Harz is asking the players in his tournaments to fill out a questionnaire giving their opinion of the spaghetti racket, and he is thinking of using the sheaf of answers as "evidence" in a possible lawsuit. According to Harz, neither the ITF nor the USTA gave spaghetti rackets a fair test before the ban. Last week Harz attended a board meeting of the Omaha Tennis Association, and as a result the board voted to request that the Missouri Valley Tennis Association allow spaghetti rackets to be tested for a year in tournaments. "I suppose now the Missouri Valley Tennis Association will ask the USTA what to do," Harz says. "If the USTA approves, I won't sue. All I want is a fair test."
íOLE!
Since the death of Francisco Franco in 1975, the future of bullfighting in Spain has been the subject of intense conjecture. Under Franco, bullfighting was in the hands of a small group of powerful operators who winked at shoddy breeding and such practices as the shaving of horns. Consequently, many Spaniards lost their taste for the national spectacle, a reaction that might easily have become more common as post-Franco Spain underwent modernization. In an age of television, motorcycles and la discoteca, it is clearly an anachronism that a man should dress in a suit of lights and ceremonially slay a beast with a sword.
Yet growing numbers of Spaniards apparently consider it an anachronism worth preserving. Bullfighting is an intrinsic part of Spanish culture as well as a major tourist attraction, and as Spain becomes more democratic, the power of the men who controlled the sport has been reduced and their abuses have been exposed. In the process, bullfighting has been enjoying something of a resurgence, a fact underscored by the lumps taken lately by Salvador Raich, founder of the Anti-Bullfight Campaign.

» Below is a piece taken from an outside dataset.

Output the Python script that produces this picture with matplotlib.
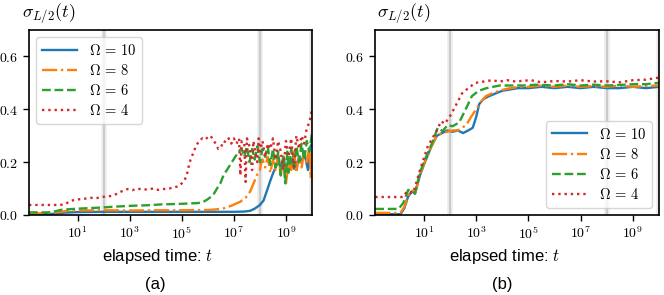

Arguing that bullfighting is a "barbarous and ridiculous spectacle" that glamorizes violence in a manner especially harmful to children, last September Raich persuaded authorities in Barcelona to invoke a seldom-enforced 49-year-old law prohibiting anyone under 14 from attending bullfights. Signs barring youngsters went up without warning one Sunday at Barcelona's bullring and 5,000 tickets had to be refunded. But promoters, toreros and tourists protested, and the ban was rescinded the following Sunday.
Since then, Raich has been in retreat, his preachments confined to an occasional TV appearance. Spanish newspapers have editorialized that bullfighting promotes such cherished Iberian virtues as grace and valor, and a Madrid psychiatrist, Dr. Pedro Corrons, has disputed Raich's views on the sport's effects on children. "In a bullfight, a man kills a monster through skill, thus, to some degree justifying the violence," said Corrons. "This violence is less harmful than what he might see on TV, where men attack one another with no such justification." Two weeks ago the Barcelona bullring opened for another season, and one official pointedly said, "Aficionados of all ages are welcome."
ILLUSTRATION
THEY SAID IT
•Jimmy Demaret, after golfing with Bob Hope: "Bob has a beautiful short game. Unfortunately, it's off the tee."
•Carol Ann Orem, queen of the 1979 Indianapolis 500 Festival, reminded by her Purdue sorority sisters that she would be expected to kiss the winner of the race: "I don't kiss on the first date. You know that. I'll just shake his hand."
•Representative Joseph Moakley (D., Mass.), after lunching at the White House with Boston Marathon winner Bill Rodgers: "It's good to have a guy running in my district that I don't have to worry about."